SPIE Advanced Lithography 2013 – day 3

Day 3 of the Advanced Lithography Symposium saw even more papers on DSA.


Wednesday was, for me, a busy day since I had two talks to give.  The first was the opening keynote talk at the Design for Manufacturability (DFM) conference entitled “The future of lithography and its impact on design”.  The take-home message was that lithography would become less critical to the success of the industry, and that materials, device architecture, and design would be the key technologies of the future. You can find the presentation here.  Afterwards I was surprised when a few people told me they found my presentation depressing or that they were now polishing up their resumes and thinking about a future career in design.

I saw a few updates on Mapper technology, that massively parallel e-beam technique that, if it works, could provide an important solution for complimentary lithography, especially in the foundry business.  Unfortunately, their first pre-production system, the Matrix 1.1, won’t ship till the second half of this year.  That tool will have over 1,000 beams and run at 1 wafer per hour (as opposed to the 0.002 wph throughput of the current demonstration system).  As with EUV, getting tools with sufficient throughput to enable development is a critical milestone.

I attended a few talks on metrology and resist materials related to line-edge roughness (LER).  They reported small progress, but nothing even close to a breakthrough in either understanding or performance.  LER remains a tough nut to crack.

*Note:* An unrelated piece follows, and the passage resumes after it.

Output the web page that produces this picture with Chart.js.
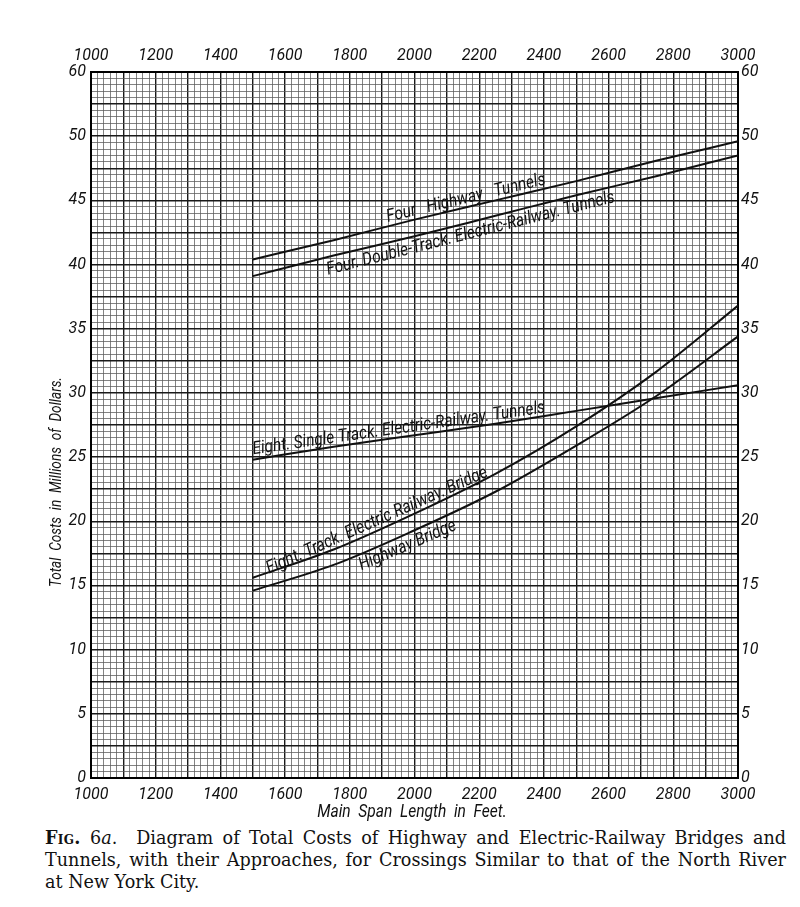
<!DOCTYPE html>
<html>
<head>
<meta charset="utf-8">
<title>Fig. 6a</title>
<script src="https://cdn.jsdelivr.net/npm/chart.js@4.4.1/dist/chart.umd.min.js"></script>
<style>
  html, body { margin: 0; padding: 0; background: #fff; }
  #wrap { position: relative; width: 800px; height: 826px; }
  #caption {
    position: absolute; left: 45px; top: 827px; width: 741px;
    font-family: 'DejaVu Serif', 'Liberation Serif', serif;
    font-size: 17.6px; line-height: 22px; color: #111;
  }
  #caption div { text-align: justify; text-align-last: justify; white-space: nowrap; }
  #caption div.last { text-align-last: left; }
  .fig { font-variant: small-caps; font-weight: bold; letter-spacing: 0.3px; }
</style>
</head>
<body>
<div id="wrap"><canvas id="chart" width="800" height="826"></canvas></div>
<div id="caption">
  <div><span class="fig">Fig.</span> 6<i>a</i>.&nbsp; Diagram of Total Costs of Highway and Electric-Railway Bridges and</div>
  <div>Tunnels, with their Approaches, for Crossings Similar to that of the North River</div>
  <div class="last">at New York City.</div>
</div>

<script>
// main span length (feet) where values were read
const spanFeet = [1500, 1750, 2000, 2250, 2500, 2750, 3000];

// total costs, millions of dollars
const fourHighwayTunnels      = [40.4, 41.9, 43.5, 45.0, 46.5, 48.1, 49.6];
const fourDoubleTrackTunnels  = [39.1, 40.7, 42.2, 43.8, 45.4, 46.9, 48.5];
const eightSingleTrackTunnels = [24.8, 25.8, 26.7, 27.6, 28.6, 29.6, 30.6];
const eightTrackRailwayBridge = [15.6, 17.8, 20.6, 23.7, 27.4, 31.7, 36.8];
const highwayBridge           = [14.6, 16.6, 19.3, 22.3, 25.9, 29.8, 34.4];

const seriesNames = [
    'Four   Highway   Tunnels',
    'Four. Double-Track. Electric-Railway. Tunnels',
    'Eight. Single Track. Electric-Railway. Tunnels',
    'Eight. Track. Electric Railway. Bridge',
    'Highway Bridge'
];

// tick labels as printed (the top line of the paper is 55 but carries "60")
const xTickValues = [1000, 1200, 1400, 1600, 1800, 2000, 2200, 2400, 2600, 2800, 3000];
const yTickValues = [0, 5, 10, 15, 20, 25, 30, 35, 40, 45, 50, 55];
const yTickLabels = ['0', '5', '10', '15', '20', '25', '30', '35', '40', '45', '50', '60'];

// where along each curve its name is lettered (feet) and on which side
const labelAt   = [2165, 2165, 1955, 1895, 1965];
const labelSide = ['above', 'below', 'above', 'above', 'below'];

const handFont = "Roboto, 'DejaVu Sans', sans-serif";

function toPoints(values) {
    return spanFeet.map((x, i) => ({ x: x, y: values[i] }));
}

const allSeries = [fourHighwayTunnels, fourDoubleTrackTunnels, eightSingleTrackTunnels,
                   eightTrackRailwayBridge, highwayBridge];

const datasets = allSeries.map((vals, i) => ({
    label: seriesNames[i],
    data: toPoints(vals),
    borderColor: '#111',
    borderWidth: 2,
    pointRadius: 0,
    fill: false,
    cubicInterpolationMode: 'monotone'
}));

function xLabel(v) { return xTickValues.includes(v) ? String(v) : ''; }
function yLabel(v) {
    const i = yTickValues.indexOf(v);
    return i >= 0 ? yTickLabels[i] : '';
}

const tickFont = { family: handFont, style: 'italic', size: 16 };

// narrow hand lettering
function squeezedText(ctx, text, x, y, sx) {
    ctx.save();
    ctx.translate(x, y);
    ctx.scale(sx, 1);
    ctx.fillText(text, 0, 0);
    ctx.restore();
}

const letteringPlugin = {
    id: 'lettering',
    afterDatasetsDraw(chart) {
        const ctx = chart.ctx;
        const xs = chart.scales.x;
        ctx.save();
        ctx.fillStyle = '#111';

        ctx.font = 'italic 19px ' + handFont;
        ctx.textAlign = 'center';
        ctx.textBaseline = 'middle';
        squeezedText(ctx, 'Main  Span  Length  in  Feet.', 412, 812, 0.82);

        ctx.save();
        ctx.translate(57, 482);
        ctx.rotate(-Math.PI / 2);
        ctx.font = 'italic 17px ' + handFont;
        squeezedText(ctx, 'Total  Costs  in  Millions  of  Dollars.', 0, 0, 0.8);
        ctx.restore();

        ctx.font = 'italic 18px ' + handFont;
        ctx.textBaseline = 'alphabetic';
        chart.data.datasets.forEach((ds, i) => {
            const pts = chart.getDatasetMeta(i).data;
            const px = xs.getPixelForValue(labelAt[i]);
            let k = 0;
            while (k < pts.length - 2 && pts[k + 1].x < px) k++;
            const a = pts[k], b = pts[k + 1];
            const t = (px - a.x) / (b.x - a.x);
            const py = a.y + t * (b.y - a.y);
            const ang = Math.atan2(b.y - a.y, b.x - a.x);
            ctx.save();
            ctx.translate(px, py);
            ctx.rotate(ang);
            ctx.textAlign = 'center';
            if (labelSide[i] === 'above') {
                squeezedText(ctx, ds.label, 0, -4, 0.86);
            } else {
                squeezedText(ctx, ds.label, 0, 16, 0.86);
            }
            ctx.restore();
        });
        ctx.restore();
    }
};

function isMult(v, m) {
    const r = v / m;
    return Math.abs(r - Math.round(r)) < 1e-6;
}

const xGrid = {
    color: c => (c.tick && isMult(c.tick.value, 100) ? '#1a1a1a' : '#5a5a5a'),
    lineWidth: c => (c.tick && isMult(c.tick.value, 100) ? 1.4 : 0.75),
    drawTicks: false
};
const yGrid = {
    color: c => (c.tick && isMult(c.tick.value, 2.5) ? '#1a1a1a' : '#5a5a5a'),
    lineWidth: c => (c.tick && isMult(c.tick.value, 2.5) ? 1.4 : 0.75),
    drawTicks: false
};

const ctx = document.getElementById('chart').getContext('2d');
const myChart = new Chart(ctx, {
    type: 'line',
    data: { datasets: datasets },
    options: {
        responsive: false,
        animation: false,
        events: [],
        layout: { padding: 0 },
        plugins: {
            legend: { display: false },
            tooltip: { enabled: false },
            title: { display: false }
        },
        scales: {
            x: {
                type: 'linear', position: 'bottom', min: 1000, max: 3000,
                grid: xGrid,
                border: { display: true, color: '#000', width: 2 },
                ticks: { stepSize: 20, autoSkip: false, maxRotation: 0, padding: 7,
                         color: '#111', font: tickFont, callback: xLabel },
                afterFit: s => { s.height = 826 - 778; }
            },
            x2: {
                type: 'linear', position: 'top', min: 1000, max: 3000,
                grid: { drawOnChartArea: false, drawTicks: false },
                border: { display: true, color: '#000', width: 2 },
                ticks: { stepSize: 20, autoSkip: false, maxRotation: 0, padding: 6,
                         color: '#111', font: tickFont, callback: xLabel },
                afterFit: s => { s.height = 72; }
            },
            y: {
                type: 'linear', position: 'left', min: 0, max: 55,
                grid: yGrid,
                border: { display: true, color: '#000', width: 2 },
                ticks: { stepSize: 0.5, autoSkip: false, padding: 5,
                         color: '#111', font: tickFont, callback: yLabel },
                afterFit: s => { s.width = 91; }
            },
            y2: {
                type: 'linear', position: 'right', min: 0, max: 55,
                grid: { drawOnChartArea: false, drawTicks: false },
                border: { display: true, color: '#000', width: 2 },
                ticks: { stepSize: 0.5, autoSkip: false, padding: 3,
                         color: '#111', font: tickFont, callback: yLabel },
                afterFit: s => { s.width = 800 - 738; }
            }
        }
    },
    plugins: [letteringPlugin]
});
</script>
</body>
</html>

With several sessions, about 70 papers, a panel, and a short course devoted to directed self assembly (DSA), this topic has definitely turned a corner at the conference.  But with success comes an inevitable problem:  commercial papers.  I heard many complaints from people about papers describing the benefits of “polymer A” over “polymer B”, graphs with no axes numbers, and papers meant to impress rather than inform.  It is certainly a high price of success to trade integrity for profit.